ESCUDERO (Leny)

En s’imposant, tout comme Nougaro (révélé également par le disque cette même année 1962), auprès d’un public qui privilégiait les vedettes yè yè apparues depuis le début de la décennie, Leny Escudero apportait quelque chose qui ressemblait à de la fraîcheur dans le monde de la chanson. Les siennes (Pour une amourette, Balade à Sylvie, Parce que tu lui ressembles, Rupture à cinq temps), des chansons d’amour généralement, évoquent les déceptions et la fuite des jours. Les mélodies collent au texte (tout comme les orchestrations), et la voix (rauque) défend le tout avec une chaleur communicative. A Malypense apporte la confirmation de ce talent singulier, puis Leny Escudero disparaît de la scène nationale pour parcourir le vaste monde.

A son retour il ne recueille qu’un succès d’estime. Celui-ci lui restera mais le grand public n’en saura rien. L’auteur de Pour une amourette va réaliser une dizaine d’albums dans une indifférence presque générale. Certes le répertoire de Leny Escudero n’est plus le même : ses nouvelles chansons tranchent avec la “petite musique nostalgique” des débuts qui avait fait son succès. On reconnaît que le “second Escudero” n’a rien de consensuel (la qualité mélodique restant intacte). La question qui souvent le taraude - quelle place peut-on avoir dans ce monde quand on a conservé son âme d’enfant ? - n’est pas de celles qui alimentent le hit parade. Ce thème, celui de Je veux toujours rester petite, est modulé dans le monologue du Cancre (“Bouches fermées, les bras croisés, les yeux levés. Écoutez bien têtes incultes le bon savoir, le vrai savoir. Et vous serez de bons adultes “) ou l’utopie de La planète des fous (“Un enfant aux mains nues sans espoir d’héritage / Qui ne serait pas moi qui suis déjà venu / Qui me prendrait la main quand je ferais naufrage / Me crierait “vis encore je ne t’ai pas connu” “). Cette thématique doit être associée à la tendresse d’Escudero pour les fous (mais qu’est ce qu’un fou pour lui, sinon un enfant qui n’a pas su devenir adulte) : la folie de son Van Gogh, par exemple (“Van Gogh, Van Gogh mon frère / Quand t’as lu ton premier sermon / Tu n’as pas pensé au pardon / Mais tu as pensé à la croix / Qu’on porte la dernière fois / Quand sur tes bras et sur ton dos / Viendront s’abattre les corbeaux “).

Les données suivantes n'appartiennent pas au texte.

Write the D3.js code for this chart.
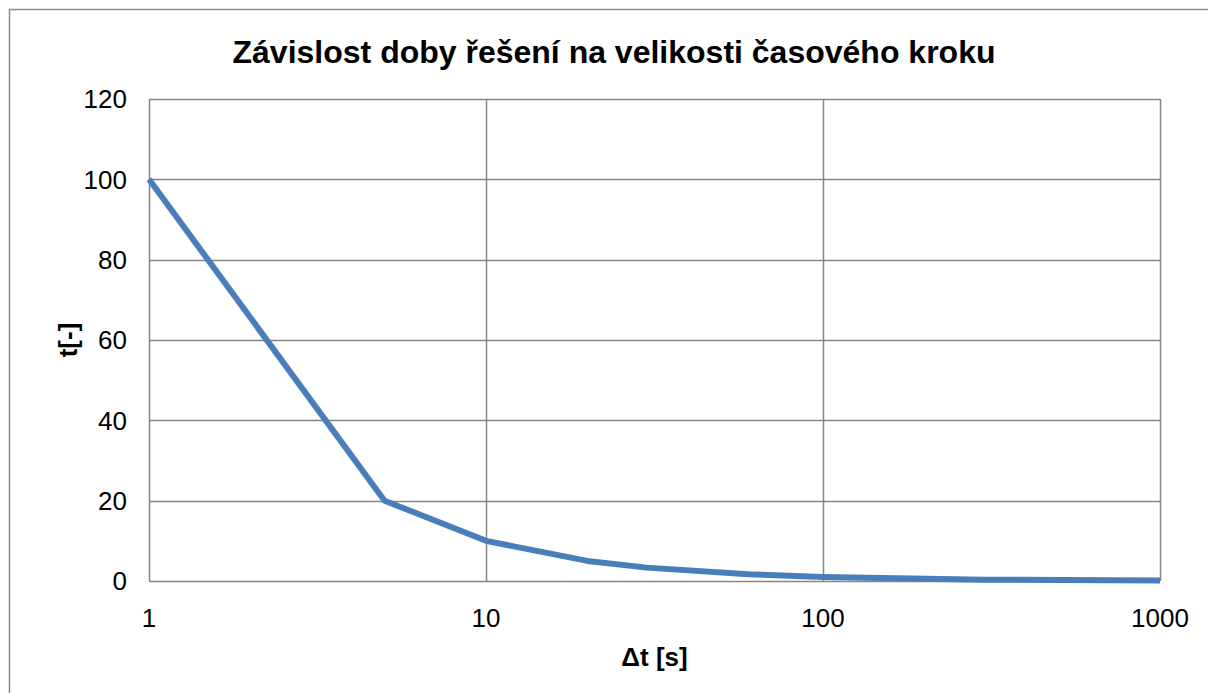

Leny Escudero chante également les nomades et les proscrits : Le bohémien (“Il marche dés le premier jour / Parce qu’un arrêt le condamne / S’il s’arrête aujourd’hui c’est pour / Rendre l’âme “), Le siècle des réfugiés (“Ils sont souvent les en-dehors / Ceux qui n’écriront pas l’histoire / Et devant eux c’est la nuit noire / Et derrière eux marche la mort“), Fils d’assassin (“De toute façon vous avez tracé mon chemin / Je suis né fils d’assassin / Il est quoi le fils de physicien / Qui a inventé la bombe à neutrons / La mitrailleuse, le canon “). C’est aussi dire que Leny Escudero chante les inadaptés, les vaincus, les désespérés, les innocents, les oubliés. On n’oublie pas cependant de rire chez Escudero, mais pas d’un rire convenu ou graveleux : le sien est grinçant (La grande farce), ou alors il s’agit du rire d’un enfant écoutant Le vieux Jonathan (qui a perdu un bras à la guerre de 14 / 18) raconter ses souvenirs : “Et les sentiments qui font mal en d’dans / On a rigolé on a rigolé / Quand l’vieux Jonathan nous l’a raconté / Une larme au bord / De ses grands yeux bleus / Mais c’était encore / Pour qu’on rigole mieux”. Ce “siècle des réfugiés”, pour reprendre le titre de l’une des plus belles chansons de Leny Escudero, n’a pas su faire la place qui lui revient à l’un des auteurs-compositeurs-interprètes les plus attachants de ces quarante dernières années. La postérité parfois prend des allures de garce.